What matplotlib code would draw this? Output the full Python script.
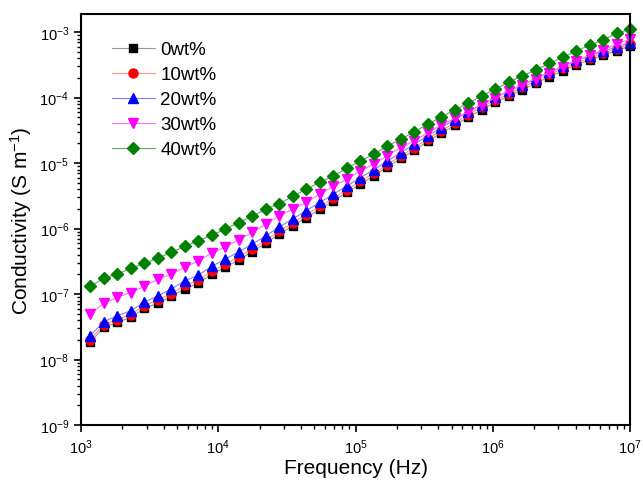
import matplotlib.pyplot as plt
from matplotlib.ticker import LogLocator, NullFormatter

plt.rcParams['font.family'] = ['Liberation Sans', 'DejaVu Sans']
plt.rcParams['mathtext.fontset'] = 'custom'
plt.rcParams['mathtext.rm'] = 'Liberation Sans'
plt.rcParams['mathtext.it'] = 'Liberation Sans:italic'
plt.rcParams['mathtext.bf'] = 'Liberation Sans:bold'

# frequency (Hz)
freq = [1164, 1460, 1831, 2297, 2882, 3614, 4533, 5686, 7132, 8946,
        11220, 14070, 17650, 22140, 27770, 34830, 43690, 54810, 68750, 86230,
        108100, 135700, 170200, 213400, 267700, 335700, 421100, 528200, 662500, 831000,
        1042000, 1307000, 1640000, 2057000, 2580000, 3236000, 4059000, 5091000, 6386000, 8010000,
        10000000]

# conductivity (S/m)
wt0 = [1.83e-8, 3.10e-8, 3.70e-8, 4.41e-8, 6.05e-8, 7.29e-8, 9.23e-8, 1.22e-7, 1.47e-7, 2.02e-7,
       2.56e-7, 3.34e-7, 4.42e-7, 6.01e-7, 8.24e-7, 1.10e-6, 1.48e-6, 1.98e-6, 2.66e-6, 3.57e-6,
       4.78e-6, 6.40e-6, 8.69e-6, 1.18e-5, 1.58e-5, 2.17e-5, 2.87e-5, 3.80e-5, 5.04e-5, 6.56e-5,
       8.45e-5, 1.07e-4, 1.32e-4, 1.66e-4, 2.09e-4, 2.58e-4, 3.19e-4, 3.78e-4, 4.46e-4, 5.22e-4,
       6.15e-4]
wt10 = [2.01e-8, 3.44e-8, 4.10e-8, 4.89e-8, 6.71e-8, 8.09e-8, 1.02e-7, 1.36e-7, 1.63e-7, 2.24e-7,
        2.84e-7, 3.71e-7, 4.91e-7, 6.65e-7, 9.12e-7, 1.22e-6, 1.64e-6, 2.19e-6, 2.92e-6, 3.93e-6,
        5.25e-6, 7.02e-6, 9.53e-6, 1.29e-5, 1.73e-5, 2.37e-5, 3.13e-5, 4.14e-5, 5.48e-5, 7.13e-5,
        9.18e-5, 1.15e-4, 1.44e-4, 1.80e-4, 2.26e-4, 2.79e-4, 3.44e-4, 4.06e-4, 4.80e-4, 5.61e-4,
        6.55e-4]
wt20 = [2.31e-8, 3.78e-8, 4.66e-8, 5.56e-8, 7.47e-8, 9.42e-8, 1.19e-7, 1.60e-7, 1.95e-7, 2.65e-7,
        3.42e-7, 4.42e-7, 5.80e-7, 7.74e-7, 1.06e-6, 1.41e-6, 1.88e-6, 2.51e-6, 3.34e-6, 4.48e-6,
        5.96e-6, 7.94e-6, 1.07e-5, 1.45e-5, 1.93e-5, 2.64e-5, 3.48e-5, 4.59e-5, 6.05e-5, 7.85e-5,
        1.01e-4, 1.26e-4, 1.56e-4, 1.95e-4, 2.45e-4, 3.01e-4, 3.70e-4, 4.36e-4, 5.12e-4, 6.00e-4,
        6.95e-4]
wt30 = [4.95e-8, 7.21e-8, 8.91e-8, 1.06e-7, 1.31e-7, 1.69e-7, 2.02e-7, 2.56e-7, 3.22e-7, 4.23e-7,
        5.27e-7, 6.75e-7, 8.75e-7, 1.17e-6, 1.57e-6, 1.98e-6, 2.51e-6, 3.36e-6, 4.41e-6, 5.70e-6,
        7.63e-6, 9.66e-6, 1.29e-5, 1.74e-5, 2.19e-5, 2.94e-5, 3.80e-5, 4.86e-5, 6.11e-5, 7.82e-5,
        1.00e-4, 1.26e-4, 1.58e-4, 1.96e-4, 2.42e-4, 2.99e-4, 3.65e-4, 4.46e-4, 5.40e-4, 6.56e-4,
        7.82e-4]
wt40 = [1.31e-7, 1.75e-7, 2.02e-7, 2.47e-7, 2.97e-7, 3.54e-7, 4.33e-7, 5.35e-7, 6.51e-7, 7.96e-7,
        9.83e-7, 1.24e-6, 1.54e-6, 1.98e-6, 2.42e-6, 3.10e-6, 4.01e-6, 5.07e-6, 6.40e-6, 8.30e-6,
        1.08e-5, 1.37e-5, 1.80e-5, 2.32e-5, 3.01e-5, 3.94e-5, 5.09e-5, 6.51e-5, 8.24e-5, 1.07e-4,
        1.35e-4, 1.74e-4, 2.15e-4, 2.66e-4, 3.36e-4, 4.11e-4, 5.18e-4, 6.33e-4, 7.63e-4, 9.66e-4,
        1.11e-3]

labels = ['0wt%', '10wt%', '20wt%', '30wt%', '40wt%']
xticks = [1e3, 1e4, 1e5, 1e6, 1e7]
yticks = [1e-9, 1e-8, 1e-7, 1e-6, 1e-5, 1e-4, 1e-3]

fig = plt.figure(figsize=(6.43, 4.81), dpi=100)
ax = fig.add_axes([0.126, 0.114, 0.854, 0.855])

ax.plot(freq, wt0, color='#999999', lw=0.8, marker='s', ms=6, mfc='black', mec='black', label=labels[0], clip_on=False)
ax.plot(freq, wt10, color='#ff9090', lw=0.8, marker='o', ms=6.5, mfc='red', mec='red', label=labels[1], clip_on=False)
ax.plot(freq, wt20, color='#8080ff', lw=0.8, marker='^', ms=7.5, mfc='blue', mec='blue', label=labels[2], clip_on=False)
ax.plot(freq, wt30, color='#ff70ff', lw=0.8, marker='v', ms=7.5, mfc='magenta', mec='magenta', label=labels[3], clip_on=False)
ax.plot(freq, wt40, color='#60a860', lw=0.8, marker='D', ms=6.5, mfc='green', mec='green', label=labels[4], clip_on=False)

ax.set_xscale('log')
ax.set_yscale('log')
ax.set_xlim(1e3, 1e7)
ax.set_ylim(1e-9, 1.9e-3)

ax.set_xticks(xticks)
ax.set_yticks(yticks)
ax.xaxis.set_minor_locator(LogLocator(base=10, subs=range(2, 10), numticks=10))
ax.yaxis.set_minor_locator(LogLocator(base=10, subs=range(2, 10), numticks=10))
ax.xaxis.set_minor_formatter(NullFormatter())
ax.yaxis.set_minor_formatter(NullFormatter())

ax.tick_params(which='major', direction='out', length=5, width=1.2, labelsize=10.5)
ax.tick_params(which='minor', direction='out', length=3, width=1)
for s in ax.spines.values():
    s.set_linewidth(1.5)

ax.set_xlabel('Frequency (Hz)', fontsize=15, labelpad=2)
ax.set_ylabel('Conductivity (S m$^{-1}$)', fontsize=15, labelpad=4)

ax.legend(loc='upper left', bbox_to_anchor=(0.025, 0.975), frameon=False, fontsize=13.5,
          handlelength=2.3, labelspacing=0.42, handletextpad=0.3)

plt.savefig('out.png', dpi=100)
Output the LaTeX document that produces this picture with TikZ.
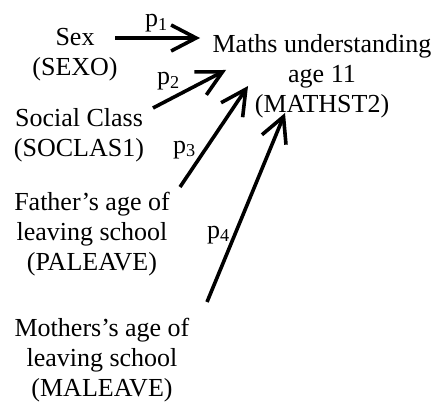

Exercise prompt -> Working from the listing above, pick out every line that has "matplotlib" and copy it.

Result ->
What matplotlib code would draw this? Output the full Python script.
import matplotlib.pyplot as plt
from matplotlib.ticker import LogLocator, NullFormatter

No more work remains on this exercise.